<実習>
右グラフの点線は本校の高校1年生のあるクラスの身長の分布で、実線は本校の高校1年生全体の身長の分布である。 ただし、階級の幅を5cmとして、相対度数で表した。 見ての通り、1クラス程度の人数ではきれいな正規分布にならなかったが、学年全体の人数では正規分布に近い形になった。
さて、データ数をもっと増やしたらどうなるだろうか。 母集団のデータ数を増やせば増やすほど正規分布に近づくかというと、実はそうとも限らない。 たとえば、本校の中1から高3までの全生徒 (1) を母集団とすると、その分布はむしろ正規分布から遠ざかる。 また、日本の高校1年生全体 (2) を母集団としても、その分布はやっぱり正規分布から遠ざかる。 なぜだろうか?
(1) 下線部 (1) について、本校の中1から高3までの全生徒の身長の分布の概形を書き、
それが正規分布にならない理由を1行で書きなさい。
(2) 下線部 (2) について、日本の高校1年生全体の身長の分布の概形を書き、
それが正規分布にならない理由を1行で書きなさい。
(※注)この設問、ウチの学校が男女別学だから成り立つ設問です。
男女共学校では取扱注意です。
(分布の概形)
(1) (2)
――――――――――――――→ ――――――――――――――→
低 高 低 高
(正規分布にならない理由)
(1) ___________________________________
(2) ___________________________________
<mission> 上の答えが事実に即しているかどうかを検証せよ。
《解説・解答》
(1) 保健室からデータをもらって実際にグラフを描いてみました。その結果、学年ごとにグラフを描くと、どの学年もかなりきれいな正規分布になります。けれども、中高6学年分をまとめてグラフ化すると、偏るのです。なぜかと言うと、中学段階では成長が早い一方で、高校くらいになると成長が止まるからです。その結果、グラフのピークの左側(身長の低い方)の傾斜が緩やかなのに対して、ピークの右側(身長の高い方)は傾斜が急になるのです。

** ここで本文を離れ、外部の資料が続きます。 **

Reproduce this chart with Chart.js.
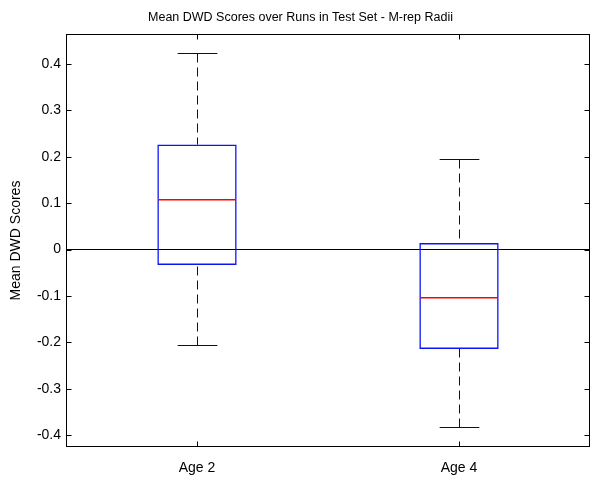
<!DOCTYPE html>
<html>
<head>
<meta charset="utf-8">
<script src="https://cdn.jsdelivr.net/npm/chart.js@4/dist/chart.umd.min.js"></script>
<style>
  body { margin: 0; background: #fff; }
</style>
</head>
<body>
<canvas id="graphique-dwd" width="601" height="480"></canvas>
<script>
const categories = ["Age 2", "Age 4"];
const whiskerLow = [-0.206, -0.383];
const quartile1 = [-0.033, -0.214];
const medians = [0.109, -0.102];
const quartile3 = [0.226, 0.014];
const whiskerHigh = [0.423, 0.195];
const yTicks = [-0.4, -0.3, -0.2, -0.1, 0, 0.1, 0.2, 0.3, 0.4];
const yTickLabels = ["-0.4", "-0.3", "-0.2", "-0.1", "0", "0.1", "0.2", "0.3", "0.4"];

const police = { family: "'Liberation Sans', Arial, sans-serif", size: 14 };

// whiskers, caps, medians, frame and inward ticks (MATLAB style)
const boxPlugin = {
  id: "boxplot",
  afterDatasetsDraw(chart) {
    const ctx = chart.ctx;
    const y = chart.scales.y;
    const area = chart.chartArea;
    const bars = chart.getDatasetMeta(0).data;
    ctx.save();
    ctx.lineWidth = 1;
    for (let i = 0; i < bars.length; i++) {
      const x = Math.round(bars[i].x) + 0.5;
      const half = bars[i].width / 2;
      const yHigh = Math.round(y.getPixelForValue(whiskerHigh[i])) + 0.5;
      const yLow = Math.round(y.getPixelForValue(whiskerLow[i])) + 0.5;
      const yQ3 = y.getPixelForValue(quartile3[i]);
      const yQ1 = y.getPixelForValue(quartile1[i]);
      const yMed = Math.round(y.getPixelForValue(medians[i]));

      ctx.strokeStyle = "#111";
      ctx.setLineDash([9, 5]);
      ctx.beginPath();
      ctx.moveTo(x, yHigh);
      ctx.lineTo(x, yQ3);
      ctx.moveTo(x, yLow);
      ctx.lineTo(x, yQ1);
      ctx.stroke();

      ctx.setLineDash([]);
      ctx.beginPath();
      ctx.moveTo(x - half / 2, yHigh);
      ctx.lineTo(x + half / 2, yHigh);
      ctx.moveTo(x - half / 2, yLow);
      ctx.lineTo(x + half / 2, yLow);
      ctx.stroke();

      ctx.fillStyle = "#ff0000";
      ctx.fillRect(bars[i].x - half + 1, yMed, bars[i].width - 2, 1.5);
    }

    ctx.strokeStyle = "#000";
    const l = Math.round(area.left) + 0.5;
    const r = Math.round(area.right) - 0.5;
    const t = Math.round(area.top) + 0.5;
    const b = Math.round(area.bottom) - 0.5;
    ctx.strokeRect(l, t, r - l, b - t);
    ctx.beginPath();
    for (let v of yTicks) {
      const py = Math.round(y.getPixelForValue(v)) + 0.5;
      ctx.moveTo(l, py);
      ctx.lineTo(l + 5, py);
      ctx.moveTo(r, py);
      ctx.lineTo(r - 5, py);
    }
    for (let bar of bars) {
      const px = Math.round(bar.x) + 0.5;
      ctx.moveTo(px, t);
      ctx.lineTo(px, t + 5);
      ctx.moveTo(px, b);
      ctx.lineTo(px, b - 5);
    }
    ctx.stroke();
    ctx.restore();
  },
};

const boites = categories.map((c, i) => [quartile1[i], quartile3[i]]);

new Chart(document.querySelector("#graphique-dwd"), {
  type: "bar",
  data: {
    labels: categories,
    datasets: [
      {
        label: "Mean DWD Scores",
        data: boites,
        backgroundColor: "rgba(0,0,0,0)",
        borderColor: "#0a14f5",
        borderWidth: 1.5,
        borderSkipped: false,
        barPercentage: 0.303,
        categoryPercentage: 1,
      },
    ],
  },
  options: {
    responsive: false,
    animation: false,
    plugins: {
      legend: { display: false },
      tooltip: { enabled: false },
      title: {
        display: true,
        text: "Mean DWD Scores over Runs in Test Set - M-rep Radii",
        color: "#000",
        font: { family: police.family, size: 12.5, weight: "normal" },
        padding: { top: 10, bottom: 9 },
      },
    },
    scales: {
      x: {
        grid: { display: false },
        border: { display: false },
        ticks: { color: "#000", font: police, padding: 5 },
        afterFit: (axis) => {
          axis.height = 33;
        },
      },
      y: {
        min: -0.425,
        max: 0.464,
        border: { display: false },
        grid: {
          drawTicks: false,
          color: (c) => (c.tick && Math.abs(c.tick.value) < 1e-9 ? "#000" : "rgba(0,0,0,0)"),
        },
        afterBuildTicks: (axis) => {
          axis.ticks = yTicks.map((v) => ({ value: v }));
        },
        ticks: {
          color: "#000",
          font: police,
          padding: 5,
          callback: (v, i) => yTickLabels[i],
        },
        title: {
          display: true,
          text: "Mean DWD Scores",
          color: "#000",
          font: police,
          padding: { top: 8, bottom: 0 },
        },
        afterFit: (axis) => {
          axis.width = 66;
        },
      },
      droite: {
        position: "right",
        grid: { display: false },
        border: { display: false },
        ticks: { display: false },
        afterFit: (axis) => {
          axis.width = 11;
        },
      },
    },
  },
  plugins: [boxPlugin],
});
</script>
</body>
</html>
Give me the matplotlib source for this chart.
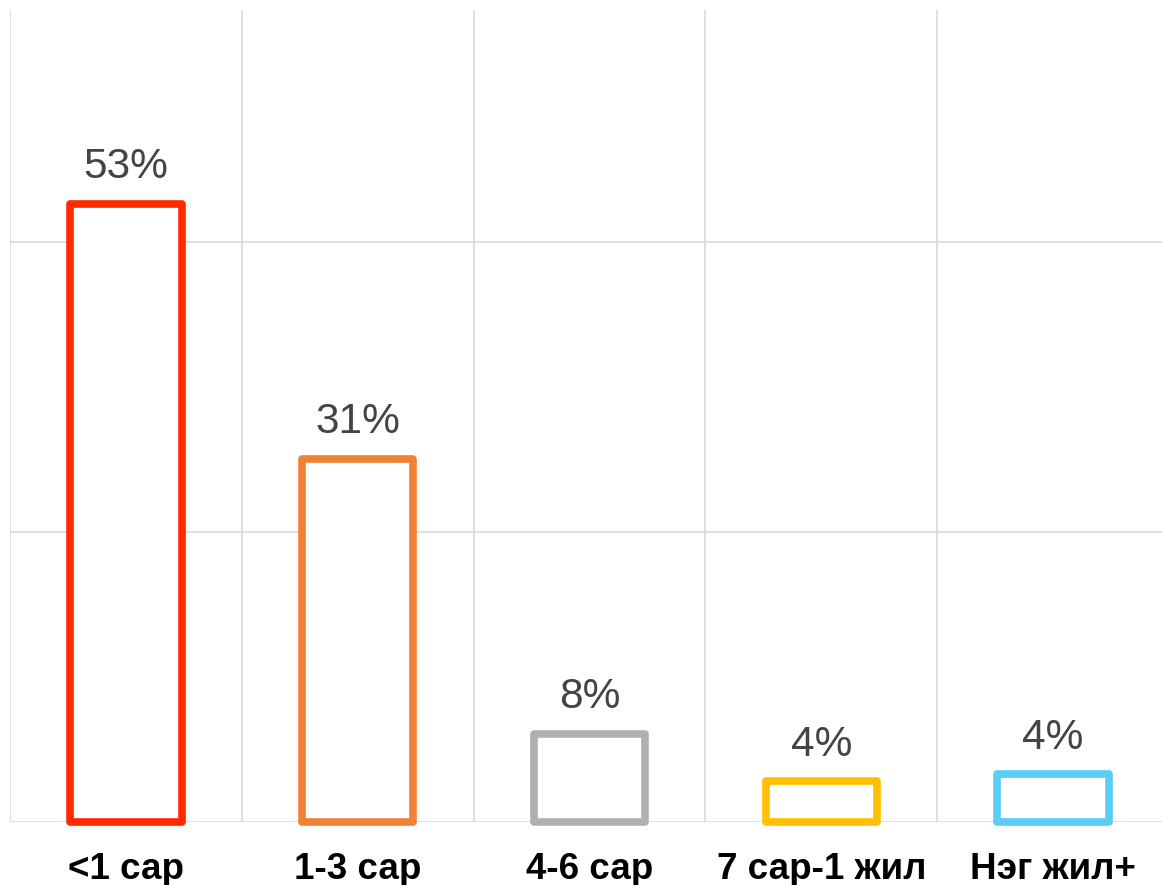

(2) 設問中の「本校の高校1年生全体」とは、全員男子です。一方、設問で言うところの「日本の高校生全体」には、当然女子も含みます。男子だけ、女子だけでグラフ化すればきれいな正規分布になるのですが、男子と女子では平均値が違います。ですから、その2つを合わせてグラフ化すると、ピークが2つできるのです。
というわけで、答えは、
(分布の概形)
(正規分布にならない理由)
(1) 中学では成長が早く、高校では成長が遅くなるから、上が詰まる。 (30字)
中学では学年による差が大きいが、高校になると差が小さくなる。 (30字)
(2) 平均的に男性は背が高く、女性は背が低いから、山が2つできる。 (30字)
男だけ、女だけなら正規分布に近い形になるが、ピークがずれる。 (30字)
<mission>の(1)の検証のために保健室からもらったデータを生徒に渡しました。もちろん個人が特定されない形で、しかも数年前のデータを。(2)の検証のためのデータはネットで探してもらいましたが、ネット上でグラフは探せても、生データはなかなか見つからないようでした。